Raw data:
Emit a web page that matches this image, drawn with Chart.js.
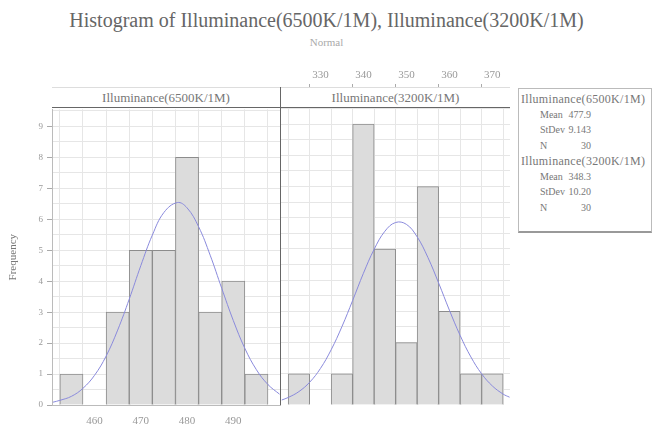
<!DOCTYPE html>
<html>
<head>
<meta charset="utf-8">
<script src="https://cdn.jsdelivr.net/npm/chart.js@4"></script>
<style>
  body { margin: 0; background: #fff; font-family: 'Liberation Serif', 'DejaVu Serif', serif; }
  #wrap { position: relative; width: 653px; height: 434px; overflow: hidden; }
  canvas { position: absolute; }
  .txt { position: absolute; white-space: nowrap; color: #666; }
  .strip { position: absolute; top: 87px; height: 19px; background: #fff; border-top: 1px solid #ddd;
           border-bottom: 1px solid #666; font-size: 13px; color: #777; text-align: center; line-height: 19px; z-index: 2; }
  #legend { position: absolute; left: 518px; top: 88px; width: 132px; height: 142px; border: 1px solid #bbb;
            border-bottom: 2px solid #999; font-size: 10px; color: #777; overflow: hidden; }
  #legend div { position: absolute; white-space: nowrap; }
  #legend .name { font-size: 12px; letter-spacing: 0.3px; }
</style>
</head>
<body>
<div id="wrap">
  <div class="txt" style="left:0;width:653px;text-align:center;top:9px;font-size:20px;color:#666">Histogram of Illuminance(6500K/1M), Illuminance(3200K/1M)</div>
  <div class="txt" style="left:0;width:653px;text-align:center;top:36px;font-size:11px;color:#aaa">Normal</div>

  <canvas id="left" width="283" height="334" style="left:0;top:100px"></canvas>
  <canvas id="right" width="232" height="345" style="left:279px;top:60px"></canvas>

  <div class="strip" style="left:52px;width:228px">Illuminance(6500K/1M)</div>
  <div class="strip" style="left:281px;width:229px">Illuminance(3200K/1M)</div>
  <div style="position:absolute;left:280px;top:87px;width:1px;height:318px;background:#666;z-index:3"></div>

  <div id="legend"></div>
</div>
<script>
// histogram bins (midpoints) and counts
const leftMid = [455, 460, 465, 470, 475, 480, 485, 490, 495];
const leftFreq = [1, 0, 3, 5, 5, 8, 3, 4, 1];
const rightMid = [325, 330, 335, 340, 345, 350, 355, 360, 365, 370];
const rightFreq = [1, 0, 1, 9, 5, 2, 7, 3, 1, 1];

// fitted normal curves
const leftCurveX = [451, 452.5, 455, 457.5, 460, 462.5, 465, 467.5, 470, 472.5, 475, 477.9, 480, 482.5, 485, 487.5, 490, 492.5, 495, 497.5, 500];
const leftCurveY = [0.09, 0.15, 0.28, 0.54, 0.96, 1.58, 2.42, 3.42, 4.5, 5.49, 6.22, 6.54, 6.37, 5.76, 4.84, 3.77, 2.73, 1.83, 1.14, 0.66, 0.35];
const rightCurveX = [321, 322.5, 325, 327.5, 330, 332.5, 335, 337.5, 340, 342.5, 345, 347.5, 350, 352.5, 355, 357.5, 360, 362.5, 365, 367.5, 370, 372.5, 374];
const rightCurveY = [0.16, 0.24, 0.43, 0.73, 1.17, 1.77, 2.51, 3.35, 4.22, 4.99, 5.57, 5.85, 5.79, 5.39, 4.73, 3.91, 3.04, 2.23, 1.54, 1.0, 0.61, 0.35, 0.25];

const seriesNames = ['Illuminance(6500K/1M)', 'Illuminance(3200K/1M)'];
const means = ['477.9', '348.3'];
const stdevs = ['9.143', '10.20'];
const counts = ['30', '30'];

const BAR = '#dcdcdc';
const BAR_EDGE = '#8c8c8c';
const CURVE = '#8a8adc';
const GRID = '#e6e6e6';
const TICK_TXT = '#999';

Chart.defaults.font.family = "'Liberation Serif', serif";
Chart.defaults.color = TICK_TXT;

const pts = (xs, ys) => xs.map((x, i) => ({ x, y: ys[i] }));

function datasets(mid, freq, cx, cy) {
  return [
    {
      type: 'line',
      data: pts(cx, cy),
      borderColor: CURVE,
      borderWidth: 1,
      pointRadius: 0,
      tension: 0.4,
      order: 0,
    },
    {
      type: 'bar',
      data: pts(mid, freq),
      backgroundColor: BAR,
      borderColor: BAR_EDGE,
      borderWidth: 1,
      barPercentage: 1,
      categoryPercentage: 1,
      order: 1,
    },
  ];
}

const clear = 'rgba(0,0,0,0)';

// ── left panel ───────────────────────────────
new Chart(document.getElementById('left'), {
  data: { datasets: datasets(leftMid, leftFreq, leftCurveX, leftCurveY) },
  options: {
    responsive: false,
    animation: false,
    layout: { padding: { right: 3 } },
    plugins: { legend: { display: false }, tooltip: { enabled: false } },
    scales: {
      x: {
        type: 'linear',
        position: 'bottom',
        min: 450.8,
        max: 500.1,
        offset: false,
        ticks: {
          stepSize: 5,
          includeBounds: false,
          autoSkip: false,
          maxRotation: 0,
          font: { size: 11 },
          padding: 2,
          callback: (v) => (v % 10 === 0 && v < 500 ? v : ''),
        },
        grid: { color: GRID, tickLength: 8, tickColor: clear },
        border: { display: true, color: '#bbb' },
        afterFit: (s) => { s.height = 29; },
      },
      y: {
        min: 0,
        max: 9.55,
        ticks: {
          stepSize: 0.5,
          includeBounds: false,
          font: { size: 9 },
          padding: 4,
          callback: (v) => (Number.isInteger(v) ? v : ''),
        },
        grid: {
          color: GRID,
          tickLength: 5,
          tickColor: (c) => (c.tick && Number.isInteger(c.tick.value) ? '#aaa' : clear),
        },
        border: { display: true, color: '#bbb' },
        title: { display: true, text: 'Frequency', font: { size: 11 }, color: '#777', padding: { top: 7, bottom: 0 } },
        afterFit: (s) => { s.width = 52; },
      },
    },
  },
});

// ── right panel (chart area starts under the strip) ───────────
new Chart(document.getElementById('right'), {
  data: { datasets: datasets(rightMid, rightFreq, rightCurveX, rightCurveY) },
  options: {
    responsive: false,
    animation: false,
    layout: { padding: { right: 1 } },
    plugins: { legend: { display: false }, tooltip: { enabled: false } },
    scales: {
      x: {
        type: 'linear',
        position: 'top',
        min: 320.6,
        max: 374.1,
        offset: false,
        ticks: {
          stepSize: 5,
          includeBounds: false,
          autoSkip: false,
          maxRotation: 0,
          font: { size: 11 },
          padding: 2,
          callback: (v) => (v % 10 === 0 ? v : ''),
        },
        grid: {
          color: GRID,
          tickLength: 4,
          tickColor: (c) => (c.tick && c.tick.value % 10 === 0 ? '#aaa' : clear),
        },
        border: { display: false },
        afterFit: (s) => { s.height = 28; },
      },
      y: {
        min: 0,
        max: 10.16,
        ticks: { display: false, stepSize: 0.5 },
        grid: { color: GRID, drawTicks: false },
        border: { display: false },
        afterFit: (s) => { s.width = 1; },
      },
    },
  },
});

// ── legend box ───────────────────────────────
const legend = document.getElementById('legend');
seriesNames.forEach((name, i) => {
  const base = 4 + i * 62;
  legend.insertAdjacentHTML('beforeend', `<div class="name" style="left:2px;top:${base - 1}px">${name}</div>`);
  [['Mean', means[i]], ['StDev', stdevs[i]], ['N', counts[i]]].forEach((r, j) => {
    const top = base + (j + 1) * 15.5;
    legend.insertAdjacentHTML('beforeend', `<div style="left:21px;top:${top}px">${r[0]}</div>`);
    legend.insertAdjacentHTML('beforeend', `<div style="left:32px;width:40px;text-align:right;top:${top}px">${r[1]}</div>`);
  });
});
</script>
</body>
</html>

What the exercise asks: Restate the whole listing above exactly, please, omitting every image.

Solution for this problem:
Emit a web page that matches this image, drawn with Chart.js.
<!DOCTYPE html>
<html>
<head>
<meta charset="utf-8">
<script src="https://cdn.jsdelivr.net/npm/chart.js@4"></script>
<style>
  body { margin: 0; background: #fff; font-family: 'Liberation Serif', 'DejaVu Serif', serif; }
  #wrap { position: relative; width: 653px; height: 434px; overflow: hidden; }
  canvas { position: absolute; }
  .txt { position: absolute; white-space: nowrap; color: #666; }
  .strip { position: absolute; top: 87px; height: 19px; background: #fff; border-top: 1px solid #ddd;
           border-bottom: 1px solid #666; font-size: 13px; color: #777; text-align: center; line-height: 19px; z-index: 2; }
  #legend { position: absolute; left: 518px; top: 88px; width: 132px; height: 142px; border: 1px solid #bbb;
            border-bottom: 2px solid #999; font-size: 10px; color: #777; overflow: hidden; }
  #legend div { position: absolute; white-space: nowrap; }
  #legend .name { font-size: 12px; letter-spacing: 0.3px; }
</style>
</head>
<body>
<div id="wrap">
  <div class="txt" style="left:0;width:653px;text-align:center;top:9px;font-size:20px;color:#666">Histogram of Illuminance(6500K/1M), Illuminance(3200K/1M)</div>
  <div class="txt" style="left:0;width:653px;text-align:center;top:36px;font-size:11px;color:#aaa">Normal</div>

  <canvas id="left" width="283" height="334" style="left:0;top:100px"></canvas>
  <canvas id="right" width="232" height="345" style="left:279px;top:60px"></canvas>

  <div class="strip" style="left:52px;width:228px">Illuminance(6500K/1M)</div>
  <div class="strip" style="left:281px;width:229px">Illuminance(3200K/1M)</div>
  <div style="position:absolute;left:280px;top:87px;width:1px;height:318px;background:#666;z-index:3"></div>

  <div id="legend"></div>
</div>
<script>
// histogram bins (midpoints) and counts
const leftMid = [455, 460, 465, 470, 475, 480, 485, 490, 495];
const leftFreq = [1, 0, 3, 5, 5, 8, 3, 4, 1];
const rightMid = [325, 330, 335, 340, 345, 350, 355, 360, 365, 370];
const rightFreq = [1, 0, 1, 9, 5, 2, 7, 3, 1, 1];

// fitted normal curves
const leftCurveX = [451, 452.5, 455, 457.5, 460, 462.5, 465, 467.5, 470, 472.5, 475, 477.9, 480, 482.5, 485, 487.5, 490, 492.5, 495, 497.5, 500];
const leftCurveY = [0.09, 0.15, 0.28, 0.54, 0.96, 1.58, 2.42, 3.42, 4.5, 5.49, 6.22, 6.54, 6.37, 5.76, 4.84, 3.77, 2.73, 1.83, 1.14, 0.66, 0.35];
const rightCurveX = [321, 322.5, 325, 327.5, 330, 332.5, 335, 337.5, 340, 342.5, 345, 347.5, 350, 352.5, 355, 357.5, 360, 362.5, 365, 367.5, 370, 372.5, 374];
const rightCurveY = [0.16, 0.24, 0.43, 0.73, 1.17, 1.77, 2.51, 3.35, 4.22, 4.99, 5.57, 5.85, 5.79, 5.39, 4.73, 3.91, 3.04, 2.23, 1.54, 1.0, 0.61, 0.35, 0.25];

const seriesNames = ['Illuminance(6500K/1M)', 'Illuminance(3200K/1M)'];
const means = ['477.9', '348.3'];
const stdevs = ['9.143', '10.20'];
const counts = ['30', '30'];

const BAR = '#dcdcdc';
const BAR_EDGE = '#8c8c8c';
const CURVE = '#8a8adc';
const GRID = '#e6e6e6';
const TICK_TXT = '#999';

Chart.defaults.font.family = "'Liberation Serif', serif";
Chart.defaults.color = TICK_TXT;

const pts = (xs, ys) => xs.map((x, i) => ({ x, y: ys[i] }));

function datasets(mid, freq, cx, cy) {
  return [
    {
      type: 'line',
      data: pts(cx, cy),
      borderColor: CURVE,
      borderWidth: 1,
      pointRadius: 0,
      tension: 0.4,
      order: 0,
    },
    {
      type: 'bar',
      data: pts(mid, freq),
      backgroundColor: BAR,
      borderColor: BAR_EDGE,
      borderWidth: 1,
      barPercentage: 1,
      categoryPercentage: 1,
      order: 1,
    },
  ];
}

const clear = 'rgba(0,0,0,0)';

// ── left panel ───────────────────────────────
new Chart(document.getElementById('left'), {
  data: { datasets: datasets(leftMid, leftFreq, leftCurveX, leftCurveY) },
  options: {
    responsive: false,
    animation: false,
    layout: { padding: { right: 3 } },
    plugins: { legend: { display: false }, tooltip: { enabled: false } },
    scales: {
      x: {
        type: 'linear',
        position: 'bottom',
        min: 450.8,
        max: 500.1,
        offset: false,
        ticks: {
          stepSize: 5,
          includeBounds: false,
          autoSkip: false,
          maxRotation: 0,
          font: { size: 11 },
          padding: 2,
          callback: (v) => (v % 10 === 0 && v < 500 ? v : ''),
        },
        grid: { color: GRID, tickLength: 8, tickColor: clear },
        border: { display: true, color: '#bbb' },
        afterFit: (s) => { s.height = 29; },
      },
      y: {
        min: 0,
        max: 9.55,
        ticks: {
          stepSize: 0.5,
          includeBounds: false,
          font: { size: 9 },
          padding: 4,
          callback: (v) => (Number.isInteger(v) ? v : ''),
        },
        grid: {
          color: GRID,
          tickLength: 5,
          tickColor: (c) => (c.tick && Number.isInteger(c.tick.value) ? '#aaa' : clear),
        },
        border: { display: true, color: '#bbb' },
        title: { display: true, text: 'Frequency', font: { size: 11 }, color: '#777', padding: { top: 7, bottom: 0 } },
        afterFit: (s) => { s.width = 52; },
      },
    },
  },
});

// ── right panel (chart area starts under the strip) ───────────
new Chart(document.getElementById('right'), {
  data: { datasets: datasets(rightMid, rightFreq, rightCurveX, rightCurveY) },
  options: {
    responsive: false,
    animation: false,
    layout: { padding: { right: 1 } },
    plugins: { legend: { display: false }, tooltip: { enabled: false } },
    scales: {
      x: {
        type: 'linear',
        position: 'top',
        min: 320.6,
        max: 374.1,
        offset: false,
        ticks: {
          stepSize: 5,
          includeBounds: false,
          autoSkip: false,
          maxRotation: 0,
          font: { size: 11 },
          padding: 2,
          callback: (v) => (v % 10 === 0 ? v : ''),
        },
        grid: {
          color: GRID,
          tickLength: 4,
          tickColor: (c) => (c.tick && c.tick.value % 10 === 0 ? '#aaa' : clear),
        },
        border: { display: false },
        afterFit: (s) => { s.height = 28; },
      },
      y: {
        min: 0,
        max: 10.16,
        ticks: { display: false, stepSize: 0.5 },
        grid: { color: GRID, drawTicks: false },
        border: { display: false },
        afterFit: (s) => { s.width = 1; },
      },
    },
  },
});

// ── legend box ───────────────────────────────
const legend = document.getElementById('legend');
seriesNames.forEach((name, i) => {
  const base = 4 + i * 62;
  legend.insertAdjacentHTML('beforeend', `<div class="name" style="left:2px;top:${base - 1}px">${name}</div>`);
  [['Mean', means[i]], ['StDev', stdevs[i]], ['N', counts[i]]].forEach((r, j) => {
    const top = base + (j + 1) * 15.5;
    legend.insertAdjacentHTML('beforeend', `<div style="left:21px;top:${top}px">${r[0]}</div>`);
    legend.insertAdjacentHTML('beforeend', `<div style="left:32px;width:40px;text-align:right;top:${top}px">${r[1]}</div>`);
  });
});
</script>
</body>
</html>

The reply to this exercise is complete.